"Learning Community charter school takes its message to parents" ran in today's ProJo--it's an overview of the great-sounding community and family outreach work that the Central Falls charter Learning Community , which serves students in K-5 from Providence, Pawtucket, and Central Falls, is doing. Teachers and staff from the school are intentionally developing a wide range of ways to connect to family members, moving beyond events at the school to outreach in students' neighborhoods.
A few key points about the school's successful family outreach jump out:
1. The school sees family members as an essential asset for accomplishing its goals with students.
2. Cultural competence: school staff members understand families' backgrounds, constraints due to work and family responsibilities, language backgrounds, and possible trepidation toward school, and plan ways to connect with families that overcome those challenges
3. The school has focused profession development for community outreach, building the capacity of staff members to reach outside the school and connect with parents to give them a "toolbox" of options to use.
4. Clearly, the definition of the kind of work that belongs in a teacher and staff member's day isn't rigidly limited, but rather is established by agreement at the school site level.
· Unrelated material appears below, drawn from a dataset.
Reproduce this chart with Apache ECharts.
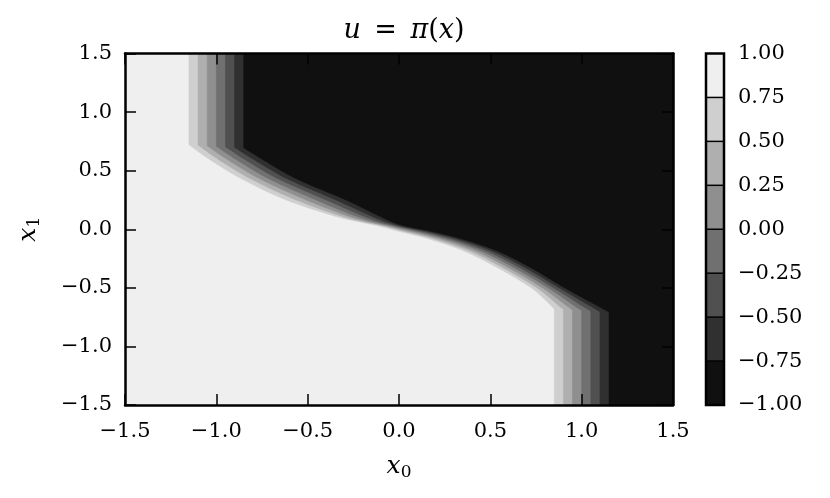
<!DOCTYPE html>
<html><head><meta charset="utf-8">
<script src="https://cdn.jsdelivr.net/npm/echarts@6/dist/echarts.min.js"></script>
<style>html,body{margin:0;padding:0;background:#fff}#c{width:830px;height:498px}</style>
</head><body><div id="c"></div>
<script>
// ---- data ----
const axisTicks = [-1.5, -1.0, -0.5, 0.0, 0.5, 1.0, 1.5];
const colorbarTicks = [-1.0, -0.75, -0.5, -0.25, 0.0, 0.25, 0.5, 0.75, 1.0];
const levels = [0.75, 0.5, 0.25, 0.0, -0.25, -0.5, -0.75];
// band colours, from u in [0.75,1] down to [-1,-0.75]
const bandColors = ['#efefef', '#cfcfcf', '#afafaf', '#8f8f8f', '#707070', '#505050', '#303030', '#101010'];
// contour lines [x0, x1], top edge to bottom edge
const c075 = [[-1.15,1.5],[-1.15,0.722],[-1.035,0.594],[-0.854,0.424],[-0.624,0.254],[-0.351,0.112],[-0.12,0.032],[0.0,-0.018],[0.177,-0.089],[0.359,-0.188],[0.542,-0.33],[0.724,-0.5],[0.835,-0.656],[0.85,-0.681],[0.85,-1.5]];
const c050 = [[-1.10,1.5],[-1.10,0.718],[-0.987,0.594],[-0.804,0.424],[-0.569,0.254],[-0.304,0.107],[-0.093,0.031],[0.030,-0.018],[0.207,-0.089],[0.390,-0.188],[0.572,-0.33],[0.755,-0.5],[0.877,-0.656],[0.90,-0.685],[0.90,-1.5]];
const c025 = [[-1.05,1.5],[-1.05,0.713],[-0.938,0.594],[-0.754,0.424],[-0.514,0.254],[-0.257,0.103],[-0.067,0.030],[0.059,-0.018],[0.238,-0.089],[0.420,-0.188],[0.603,-0.33],[0.785,-0.5],[0.920,-0.656],[0.95,-0.69],[0.95,-1.5]];
const c000 = [[-1.00,1.5],[-1.00,0.709],[-0.890,0.594],[-0.704,0.424],[-0.460,0.254],[-0.210,0.098],[-0.040,0.029],[0.089,-0.018],[0.268,-0.089],[0.451,-0.188],[0.633,-0.33],[0.816,-0.5],[0.962,-0.656],[1.00,-0.694],[1.00,-1.5]];
const cm025 = [[-0.95,1.5],[-0.95,0.705],[-0.842,0.594],[-0.653,0.424],[-0.405,0.254],[-0.162,0.093],[-0.013,0.027],[0.118,-0.018],[0.298,-0.089],[0.481,-0.188],[0.663,-0.33],[0.846,-0.5],[1.004,-0.656],[1.05,-0.698],[1.05,-1.5]];
const cm050 = [[-0.90,1.5],[-0.90,0.700],[-0.793,0.594],[-0.603,0.424],[-0.351,0.254],[-0.115,0.089],[0.013,0.026],[0.148,-0.018],[0.329,-0.089],[0.512,-0.188],[0.694,-0.33],[0.877,-0.5],[1.047,-0.656],[1.10,-0.703],[1.10,-1.5]];
const cm075 = [[-0.85,1.5],[-0.85,0.696],[-0.745,0.594],[-0.553,0.424],[-0.296,0.254],[-0.068,0.084],[0.040,0.025],[0.177,-0.018],[0.359,-0.089],[0.542,-0.188],[0.724,-0.33],[0.907,-0.5],[1.089,-0.656],[1.15,-0.707],[1.15,-1.5]];

const contours = [c075, c050, c025, c000, cm025, cm050, cm075];
const xMin = axisTicks[0], xMax = axisTicks[axisTicks.length - 1];
const FONT = 'DejaVu Serif';

function fmt(v, d) { return (v < 0 ? '\u2212' : '') + Math.abs(v).toFixed(d); }

// smooth closed path: straight vertical ends, Catmull-Rom through the curved part
function contourPath(pts, api) {
  const P = pts.map(p => api.coord(p));
  const n = P.length;
  const f = v => v.toFixed(2);
  let d = 'M' + f(P[0][0]) + ' ' + f(P[0][1]) + ' L' + f(P[1][0]) + ' ' + f(P[1][1]);
  for (let i = 1; i < n - 2; i++) {
    const p0 = P[i - 1 < 1 ? 1 : i - 1], p1 = P[i], p2 = P[i + 1], p3 = P[i + 2 > n - 2 ? n - 2 : i + 2];
    const c1 = [p1[0] + (p2[0] - p0[0]) / 6, p1[1] + (p2[1] - p0[1]) / 6];
    const c2 = [p2[0] - (p3[0] - p1[0]) / 6, p2[1] - (p3[1] - p1[1]) / 6];
    d += ' C' + f(c1[0]) + ' ' + f(c1[1]) + ' ' + f(c2[0]) + ' ' + f(c2[1]) + ' ' + f(p2[0]) + ' ' + f(p2[1]);
  }
  const br = api.coord([xMax, xMin]), tr = api.coord([xMax, xMax]);
  d += ' L' + f(P[n - 1][0]) + ' ' + f(P[n - 1][1]) + ' L' + f(br[0]) + ' ' + f(br[1]) + ' L' + f(tr[0]) + ' ' + f(tr[1]) + ' Z';
  return d;
}

const chart = echarts.init(document.getElementById('c'), null, {renderer: 'canvas'});

const tickStyle = {show: true, inside: true, length: 11, lineStyle: {color: '#000', width: 1.5}};
const lineStyle = {show: true, onZero: false, lineStyle: {color: '#000', width: 2.5}};
const labelStyle = {color: '#000', fontFamily: FONT, fontSize: 21};
const nameRich = {
  i: {fontFamily: FONT, fontSize: 25, fontStyle: 'italic', color: '#000'},
  s: {fontFamily: FONT, fontSize: 17, color: '#000', verticalAlign: 'bottom', padding: [12, 0, 0, 0]}
};

const mainAxisBase = {
  type: 'value', min: xMin, max: xMax, interval: 0.5, gridIndex: 0, z: 10,
  splitLine: {show: false}, axisLine: lineStyle, axisTick: tickStyle
};

chart.setOption({
  animation: false,
  title: {
    text: '{i|u}\u2002=\u2002{i|π}({i|x})',
    left: 399, textAlign: 'center', top: 12,
    textStyle: {
      fontFamily: FONT, fontSize: 27, fontWeight: 'normal', color: '#000',
      rich: {i: {fontFamily: FONT, fontSize: 27, fontStyle: 'italic', color: '#000'}}
    }
  },
  grid: [
    {left: 125, top: 53.5, width: 548, height: 351.5},
    {left: 706, top: 53.5, width: 18, height: 351.5}
  ],
  xAxis: [
    Object.assign({}, mainAxisBase, {
      position: 'bottom',
      axisLabel: Object.assign({}, labelStyle, {margin: 16, formatter: v => fmt(v, 1)}),
      name: '{i|x}{s|0}', nameLocation: 'middle', nameGap: 47,
      nameTextStyle: {color: '#000', fontFamily: FONT, fontSize: 25, rich: nameRich}
    }),
    Object.assign({}, mainAxisBase, {position: 'top', axisLabel: {show: false}}),
    {type: 'value', gridIndex: 1, min: 0, max: 1, show: false}
  ],
  yAxis: [
    Object.assign({}, mainAxisBase, {
      position: 'left',
      axisLabel: Object.assign({}, labelStyle, {margin: 13, formatter: v => fmt(v, 1)}),
      name: '{i|x}{s|1}', nameLocation: 'middle', nameGap: 82, nameRotate: 90,
      nameTextStyle: {color: '#000', fontFamily: FONT, fontSize: 25, rich: nameRich}
    }),
    Object.assign({}, mainAxisBase, {position: 'right', axisLabel: {show: false}}),
    {
      type: 'value', gridIndex: 1, min: colorbarTicks[0], max: colorbarTicks[colorbarTicks.length - 1],
      interval: 0.25, position: 'right', z: 10,
      splitLine: {show: false}, axisLine: {show: false}, axisTick: {show: false},
      axisLabel: Object.assign({}, labelStyle, {margin: 14, formatter: v => fmt(v, 2)})
    }
  ],
  series: [
    {
      type: 'custom', xAxisIndex: 0, yAxisIndex: 0, clip: true, z: 2,
      data: bandColors.map((c, i) => i),
      renderItem: function (params, api) {
        const i = params.dataIndex;
        if (i === 0) {
          const a = api.coord([xMin, xMax]), b = api.coord([xMax, xMin]);
          return {type: 'rect', shape: {x: a[0], y: a[1], width: b[0] - a[0], height: b[1] - a[1]},
                  style: {fill: bandColors[0]}};
        }
        return {
          type: 'path',
          shape: {pathData: contourPath(contours[i - 1], api)},
          style: {fill: bandColors[i], stroke: bandColors[i], lineWidth: 0.5}
        };
      }
    },
    {
      type: 'custom', xAxisIndex: 2, yAxisIndex: 2, z: 2,
      data: bandColors.map((c, i) => i),
      renderItem: function (params, api) {
        const i = params.dataIndex;
        const hi = colorbarTicks[colorbarTicks.length - 1 - i];
        const lo = colorbarTicks[colorbarTicks.length - 2 - i];
        const a = api.coord([0, hi]), b = api.coord([1, lo]);
        return {type: 'rect', shape: {x: a[0], y: a[1], width: b[0] - a[0], height: b[1] - a[1]},
                style: {fill: bandColors[i]}};
      }
    },
    {
      type: 'custom', xAxisIndex: 2, yAxisIndex: 2, z: 20,
      data: [0],
      renderItem: function (params, api) {
        const a = api.coord([0, colorbarTicks[colorbarTicks.length - 1]]);
        const b = api.coord([1, colorbarTicks[0]]);
        const children = colorbarTicks.slice(1, -1).map(t => {
          const l = api.coord([0, t]), r = api.coord([1, t]);
          return {type: 'line', shape: {x1: l[0], y1: l[1], x2: r[0], y2: r[1]},
                  style: {stroke: '#000', lineWidth: 1.5}};
        });
        children.push({type: 'rect', shape: {x: a[0], y: a[1], width: b[0] - a[0], height: b[1] - a[1]},
                style: {fill: null, stroke: '#000', lineWidth: 2.5}});
        return {type: 'group', children: children};
      }
    }
  ]
});
</script>
</body></html>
Teachers do what works for their school rather than adhering strictly to a contract imposed systemwide (not knocking unions there--unions and autonomy can and very much should coexist).
I'd love to hear more from any Learning Community educators, staffers, or family members who come across this. I hope that we can find ways for the public school systems of Providence, Pawtucket, and Central Falls (and elsewhere) to learn from and adapt your methods of community and family engagement. Congratulations on your success!